Thanks for your report. Is it the same as https://github.com/weaveworks/mesh/issues/125 ?

raulk commented 4 years ago

@bboreham Looks like it! But this issue shows the nasty downstream effects that not setting write deadlines can have on the entire system :-( Bumping up the priority on this would be greatly appreciated -- would make weave more resilient to intermittent network issues.

YanzheL commented 4 years ago

I have a similar issue but I'm unsure whether it is related to this.

When I use BBR congestion control with the following sysctl settings on one of kubernetes nodes.

net.core.default_qdisc = fq
net.ipv4.tcp_congestion_control = bbr

The node will block all TCP (and even UDP DNS queries) connections between pods in the cluster several minutes after system boot.

For example, the cluster IP of CoreDNS service is 10.0.0.10. Usually, I can query an in-cluster DNS name by executing dig @10.0.0.10 some-service-name.default.svc.cluster.local on host. It returns valid IPs

But if I enable BBR congestion control with fq qdisc, the DNS query blocks and exceeds timeout. TCP connections will be blocked too, which show No route to host.

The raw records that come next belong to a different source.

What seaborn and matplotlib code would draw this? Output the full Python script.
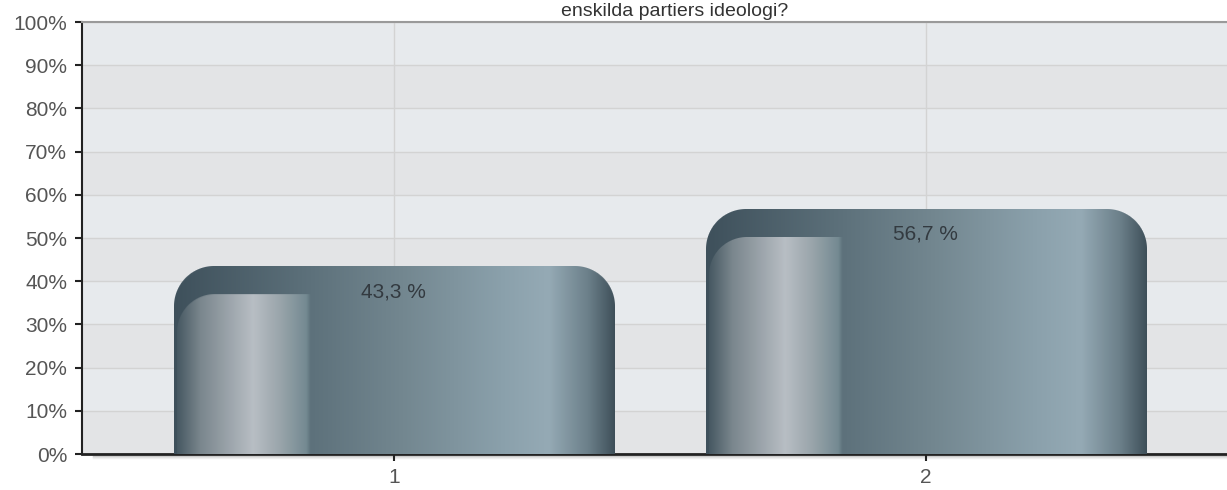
import numpy as np
import pandas as pd
import matplotlib
matplotlib.use("Agg")
import matplotlib.pyplot as plt
import matplotlib.transforms as mtransforms
import seaborn as sns

# ---- data ----
categories = ["1", "2"]
values = [43.3, 56.7]
value_labels = ["43,3 %", "56,7 %"]
y_ticks = [0, 10, 20, 30, 40, 50, 60, 70, 80, 90, 100]
y_tick_labels = ["0%", "10%", "20%", "30%", "40%", "50%", "60%", "70%", "80%", "90%", "100%"]
title_text = "enskilda partiers ideologi?"

plt.rcParams["font.family"] = ["Liberation Sans", "DejaVu Sans"]

W_PX, H_PX = 1227, 490
fig = plt.figure(figsize=(W_PX / 100, H_PX / 100), dpi=100)
ax = fig.add_axes([82 / W_PX, 1 - 454 / H_PX, 1 - 82 / W_PX, (454 - 22) / H_PX])

df = pd.DataFrame({"kategori": categories, "andel": values})
sns.barplot(data=df, x="kategori", y="andel", width=0.827, ax=ax,
            color="#5d717b", saturation=1, zorder=3)

XLIM = (-0.586, 1.566)
ax.set_xlim(*XLIM)
ax.set_ylim(0, 100)

# background bands
light, dark = "#e7eaed", "#e3e4e6"
for k in range(10):
    ax.axhspan(10 * k, 10 * k + 10, color=dark if k % 2 == 0 else light,
               zorder=0.1, lw=0)

ax.set_axisbelow(True)
ax.grid(True, axis="both", color="#d3d3d3", lw=1)

ax.set_yticks(y_ticks)
ax.set_yticklabels(y_tick_labels)
ax.set_xlabel("")
ax.set_ylabel("")

ax.spines["right"].set_visible(False)
ax.spines["top"].set_color("#9a9a9a")
ax.spines["top"].set_linewidth(1.5)
ax.spines["left"].set_color("#222222")
ax.spines["left"].set_linewidth(1.5)
ax.spines["bottom"].set_color("#222222")
ax.spines["bottom"].set_linewidth(2)

# soft shadow under the x axis line
for i, c in enumerate(["#c8c8c8", "#dedede", "#eeeeee"]):
    off = mtransforms.offset_copy(ax.transAxes, fig=fig, x=0, y=-(2 + i) * 0.72,
                                  units="points")
    ax.plot([0.01, 1], [0, 0], transform=off, color=c, lw=1, clip_on=False,
            zorder=0.05)

ax.tick_params(axis="y", length=5, width=1.5, color="#222222",
               labelcolor="#555555", labelsize=15, pad=5.8)
ax.tick_params(axis="x", length=5, width=1.5, color="#222222",
               labelcolor="#555555", labelsize=15, pad=5)

fig.text(675 / W_PX, 1 - 16 / H_PX, title_text, ha="center", va="baseline",
         fontsize=14, color="#333333")

# ---- gradient fill for the bars ----
def hex2rgb(h):
    h = h.lstrip("#")
    return np.array([int(h[i:i + 2], 16) / 255 for i in (0, 2, 4)])

body_stops = [(0.0, "#3e505b"), (0.31, "#5d717b"), (0.52, "#738790"),
              (0.75, "#8ba1ac"), (0.85, "#95aab5"), (0.94, "#6b7f89"),
              (1.0, "#3e4f59")]
hl_stops = [(0.0, "#3f525c"), (0.06, "#7a868d"), (0.18, "#b8bec4"),
            (0.24, "#9aa5ab"), (0.30, "#748a92"), (0.31, "#5d717b")]

def interp(stops, u):
    pos = np.array([s[0] for s in stops])
    cols = np.array([hex2rgb(s[1]) for s in stops])
    return np.stack([np.interp(u, pos, cols[:, c]) for c in range(3)], axis=-1)

def corner_alpha(X, Y, cx, cy, r, region):
    d = np.hypot(X - cx, Y - cy)
    a = np.clip(r - d + 0.5, 0, 1)
    return np.where(region, a, 1.0)

fig.canvas.draw()
bars = [p for p in ax.patches
        if p.get_height() > 0 and abs(p.get_width() - 0.827) < 1e-6]
for p in bars:
    bb = p.get_window_extent()
    Wp = int(round(bb.width))
    Hp = int(round(bb.height))
    x0, w, h = p.get_x(), p.get_width(), p.get_height()
    X, Y = np.meshgrid(np.arange(Wp) + 0.5, np.arange(Hp) + 0.5)
    U = X / Wp
    body = interp(body_stops, U)
    hl = interp(hl_stops, np.minimum(U, 0.31))
    # highlight mask
    hx0, hy0, hr = 3.0, 28.0, 38.0
    hx1 = 0.31 * Wp
    hm = ((X >= hx0) & (Y >= hy0)).astype(float)
    hm *= np.clip((hx1 - X) / 3.0 + 0.5, 0, 1)
    hm *= corner_alpha(X, Y, hx0 + hr, hy0 + hr, hr, (X < hx0 + hr) & (Y < hy0 + hr))
    rgb = body * (1 - hm[..., None]) + hl * hm[..., None]
    # outer rounded top corners
    r = 40.0
    a = corner_alpha(X, Y, r, r, r, (X < r) & (Y < r))
    a *= corner_alpha(X, Y, Wp - r, r, r, (X > Wp - r) & (Y < r))
    img = np.dstack([rgb, a])
    ax.imshow(img, extent=(x0, x0 + w, 0, h), origin="upper", aspect="auto",
              interpolation="bilinear", zorder=3)
    p.set_visible(False)

for p, lab in zip(bars, value_labels):
    ax.annotate(lab, xy=(p.get_x() + p.get_width() / 2, p.get_height()),
                xytext=(0, -18), textcoords="offset points", ha="center",
                va="center", fontsize=15, color="#333a40", zorder=5)

ax.set_xlim(*XLIM)
ax.set_ylim(0, 100)

fig.savefig("out.png", dpi=100)
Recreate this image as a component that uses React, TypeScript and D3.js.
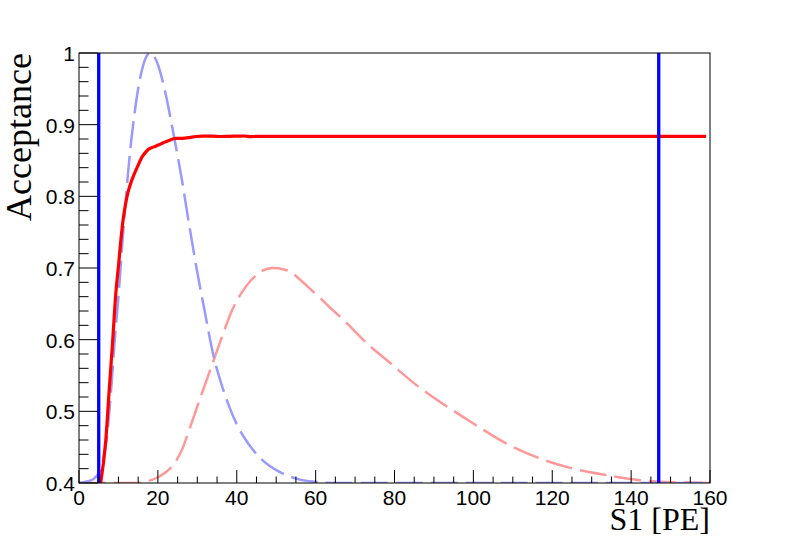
import React from "react";
import * as d3 from "d3";

const W = 789;
const H = 537;

// Axis ranges and tick labels
const xDomain = [0, 160];
const yDomain = [0.4, 1.0];
const xTickLabels = [0, 20, 40, 60, 80, 100, 120, 140, 160];
const yTickLabels = [0.4, 0.5, 0.6, 0.7, 0.8, 0.9, 1];

// Acceptance curve (red, solid)
const accX = [5.5, 6.8, 7.6, 8.5, 9.3, 10.1, 10.6, 11.2, 11.8, 12.4, 13.1, 14.0, 14.8, 16.0, 16.8, 17.7, 19.0, 20.3, 21.5, 22.8, 24.5, 26.2, 28.0, 29.6, 31.5, 33.8, 36.0, 38.0, 40.0, 42.0, 43.5, 45.0, 48.0, 60.0, 80.0, 100.0, 120.0, 140.0, 159.0];
const accY = [0.4, 0.46, 0.525, 0.595, 0.662, 0.708, 0.738, 0.768, 0.789, 0.805, 0.818, 0.831, 0.841, 0.855, 0.861, 0.866, 0.869, 0.872, 0.875, 0.878, 0.881, 0.881, 0.882, 0.8835, 0.884, 0.884, 0.8835, 0.8838, 0.884, 0.8842, 0.8832, 0.8837, 0.8837, 0.8837, 0.8837, 0.8837, 0.8837, 0.8837, 0.8837];

// Low-energy spectrum (blue, dashed, scaled)
const blueX = [0, 2, 3.5, 5, 6, 7, 8, 9, 10, 11, 12, 13, 14, 15, 16, 17, 18, 19, 20, 22, 24, 26, 28, 30, 32, 34, 36, 38, 40, 42.3, 44, 46.5, 50.7, 55.8, 61, 65, 80, 100, 120, 140, 160];
const blueY = [0.4, 0.402, 0.405, 0.414, 0.43, 0.46, 0.52, 0.595, 0.66, 0.735, 0.805, 0.865, 0.912, 0.95, 0.977, 0.994, 1.0, 0.996, 0.984, 0.942, 0.886, 0.826, 0.758, 0.694, 0.636, 0.58, 0.54, 0.508, 0.482, 0.46, 0.447, 0.432, 0.416, 0.405, 0.401, 0.4, 0.4, 0.4, 0.4, 0.4, 0.4];

// Higher-energy spectrum (pink, dashed, scaled)
const pinkX = [0, 10, 15, 17, 20, 22, 24, 26, 28, 30, 32, 34, 36, 38.9, 42.3, 45.6, 49, 52, 54, 56, 59, 61, 64, 67, 73, 79, 85, 91, 96.6, 100, 108.4, 117, 125.3, 133.8, 142.2, 150.7, 160];
const pinkY = [0.4, 0.4, 0.4, 0.402, 0.408, 0.415, 0.426, 0.445, 0.475, 0.507, 0.538, 0.569, 0.6, 0.642, 0.674, 0.693, 0.7, 0.698, 0.693, 0.684, 0.669, 0.659, 0.643, 0.628, 0.595, 0.567, 0.539, 0.515, 0.495, 0.483, 0.455, 0.434, 0.42, 0.411, 0.404, 0.401, 0.4];

// S1 window cuts
const cuts = [5, 147];

const frame = { left: 79, right: 710, top: 53, bottom: 483 };

export default function App() {
  const x = d3.scaleLinear().domain(xDomain).range([frame.left, frame.right]);
  const y = d3.scaleLinear().domain(yDomain).range([frame.bottom, frame.top]);

  const lineFor = (xs: number[], ys: number[]) =>
    d3
      .line<number>()
      .x((_, i) => x(xs[i]))
      .y((_, i) => y(ys[i]))
      .curve(d3.curveMonotoneX)(xs);

  const xMinor = d3.range(0, 160.001, 5);
  const yMinor = d3.range(0, 31).map((i) => 0.4 + i * 0.02);

  const sans = "'Liberation Sans', Arial, Helvetica, sans-serif";
  const serif = "'Liberation Serif', 'Times New Roman', serif";

  return (
    <svg
      width={W}
      height={H}
      style={{ position: "absolute", left: 0, top: 0, display: "block", background: "#fff" }}
    >
      <defs>
        <clipPath id="frameClip">
          <rect x={frame.left} y={frame.top} width={frame.right - frame.left} height={frame.bottom - frame.top} />
        </clipPath>
      </defs>
      <rect x={0} y={0} width={W} height={H} fill="#fff" />

      <g clipPath="url(#frameClip)">
        <path d={lineFor(pinkX, pinkY) || ""} fill="none" stroke="#ff9999" strokeWidth={2.5} strokeDasharray="27 8" />
        <path d={lineFor(blueX, blueY) || ""} fill="none" stroke="#9999ff" strokeWidth={2.5} strokeDasharray="27 8" />
        <path d={lineFor(accX, accY) || ""} fill="none" stroke="#ff0000" strokeWidth={3.2} strokeLinejoin="round" />
        {cuts.map((c) => (
          <line key={c} x1={x(c)} x2={x(c)} y1={y(yDomain[0])} y2={y(yDomain[1])} stroke="#0000ff" strokeWidth={3.3} />
        ))}
      </g>

      {/* ticks */}
      {xMinor.map((v) => {
        const major = Math.abs(v % 20) < 1e-6;
        return (
          <line key={"xt" + v} x1={x(v)} x2={x(v)} y1={frame.bottom} y2={frame.bottom - (major ? 12.9 : 6.5)} stroke="#000" strokeWidth={1} />
        );
      })}
      {yMinor.map((v, i) => {
        const major = i % 5 === 0;
        return (
          <line key={"yt" + i} x1={frame.left} x2={frame.left + (major ? 19 : 9.5)} y1={y(v)} y2={y(v)} stroke="#000" strokeWidth={1} />
        );
      })}

      {/* frame */}
      <rect x={frame.left} y={frame.top} width={frame.right - frame.left} height={frame.bottom - frame.top} fill="none" stroke="#000" strokeWidth={1} />

      {/* tick labels */}
      {xTickLabels.map((v) => (
        <text key={"xl" + v} x={x(v)} y={505} textAnchor="middle" fontFamily={sans} fontSize={21} fill="#000">
          {v}
        </text>
      ))}
      {yTickLabels.map((v) => (
        <text key={"yl" + v} x={75} y={y(v) + 8} textAnchor="end" fontFamily={sans} fontSize={21} fill="#000">
          {String(v)}
        </text>
      ))}

      {/* axis titles */}
      <text x={frame.right} y={530} textAnchor="end" fontFamily={serif} fontSize={32} fill="#000">
        S1 [PE]
      </text>
      <text
        transform={`translate(31, ${frame.top}) rotate(-90)`}
        textAnchor="end"
        fontFamily={serif}
        fontSize={36}
        fill="#000"
      >
        Acceptance
      </text>
    </svg>
  );
}
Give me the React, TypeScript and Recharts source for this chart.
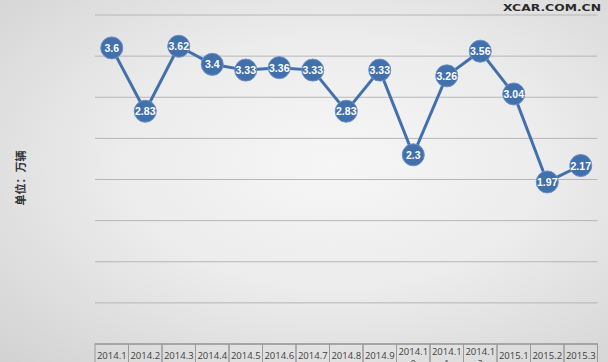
import React from 'react';
import { LineChart, Line, XAxis, YAxis, CartesianGrid, LabelList } from 'recharts';

const categories = ['2014.1','2014.2','2014.3','2014.4','2014.5','2014.6','2014.7','2014.8','2014.9','2014.10','2014.11','2014.12','2015.1','2015.2','2015.3'];
const sales = [3.6, 2.83, 3.62, 3.4, 3.33, 3.36, 3.33, 2.83, 3.33, 2.3, 3.26, 3.56, 3.04, 1.97, 2.17];
const yTicks = [0, 0.5, 1, 1.5, 2, 2.5, 3, 3.5, 4];
const yLabel = '单位：万辆';
const watermark = 'XCAR.COM.CN';

const data = categories.map((c, i) => ({ month: c, value: sales[i] }));

const BAND = 33.5;
const BLUE = '#4270ad';

const TableTick = (props: any) => {
  const { x, y, payload } = props;
  const label: string = payload.value;
  const wrap = label.length > 6;
  const lines = wrap ? [label.slice(0, 6), label.slice(6)] : [label];
  return (
    <g>
      <rect x={x - BAND / 2} y={y} width={BAND} height={40} fill="none" stroke="#9a9a9a" strokeWidth={1} />
      {lines.map((t, i) => (
        <text key={i} x={x} y={wrap ? y + 11 + i * 12 : y + 15} textAnchor="middle" fontSize={9.5}
          fontFamily="'Open Sans', 'Liberation Sans', sans-serif" fill="#404040">{t}</text>
      ))}
    </g>
  );
};

const Dot = (props: any) => {
  const { cx, cy, index } = props;
  return <circle key={index} cx={cx} cy={cy} r={11} fill={BLUE} stroke="#6b8fc4" strokeWidth={1} />;
};

const ValueLabel = (props: any) => {
  const { x, y, value } = props;
  return (
    <text x={x} y={y + 4} textAnchor="middle" fontSize={10.5} fontWeight="bold"
      fontFamily="'Liberation Sans Narrow', 'Liberation Sans', sans-serif" fill="#ffffff">{value}</text>
  );
};

export default function App() {
  return (
    <div style={{ position: 'absolute', left: 0, top: 0, width: 608, height: 362, overflow: 'hidden',
      background: 'radial-gradient(ellipse at 55% 45%, #f6f6f6 0%, #ececec 45%, #d2d2d2 100%)' }}>
      <LineChart width={608} height={362} data={data} margin={{ top: 15, right: 10.5, bottom: 0, left: 95 }}>
        <CartesianGrid vertical={false} stroke="#b6b6b6" strokeWidth={1} />
        <YAxis hide domain={[0, 4]} ticks={yTicks} />
        <XAxis dataKey="month" scale="band" interval={0} height={18} tickLine={false} tickSize={0} tickMargin={0}
          axisLine={{ stroke: '#9a9a9a' }} tick={<TableTick />} />
        <Line type="linear" dataKey="value" stroke={BLUE} strokeWidth={3} dot={<Dot />} activeDot={false}
          isAnimationActive={false}>
          <LabelList dataKey="value" content={<ValueLabel />} />
        </Line>
        <text x={20} y={178} transform="rotate(-90 20 178)" textAnchor="middle" dominantBaseline="central"
          fontSize={11} fontWeight="bold" fontFamily="'Noto Sans CJK SC', sans-serif" fill="#333333">{yLabel}</text>
        <text x={503} y={11} fontSize={9} fontWeight="bold" textLength={98} lengthAdjust="spacingAndGlyphs"
          fontFamily="'DejaVu Sans', sans-serif" fill="#2a2a2a">{watermark}</text>
      </LineChart>
    </div>
  );
}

However, ICMP queries (ping some cluster IP) can return valid responses.

If I reset sysctl params to the following values and perform a system reboot, then this issue disappears.

net.core.default_qdisc = fq_codel
net.ipv4.tcp_congestion_control = cubic

This behavior is reproducible, I tested it on two hosts with similar system environment.

I'm completely unfamiliar with TCP congestion control and weavenet. I just feel like it is related to the issue you posted here.

Environment Info:

OS: Ubuntu 18.04.4 Weavenet: 2.6.4 Kubernetes: 1.17.4 Docker: 19.03.11 kube-proxy is working in IPVS mode.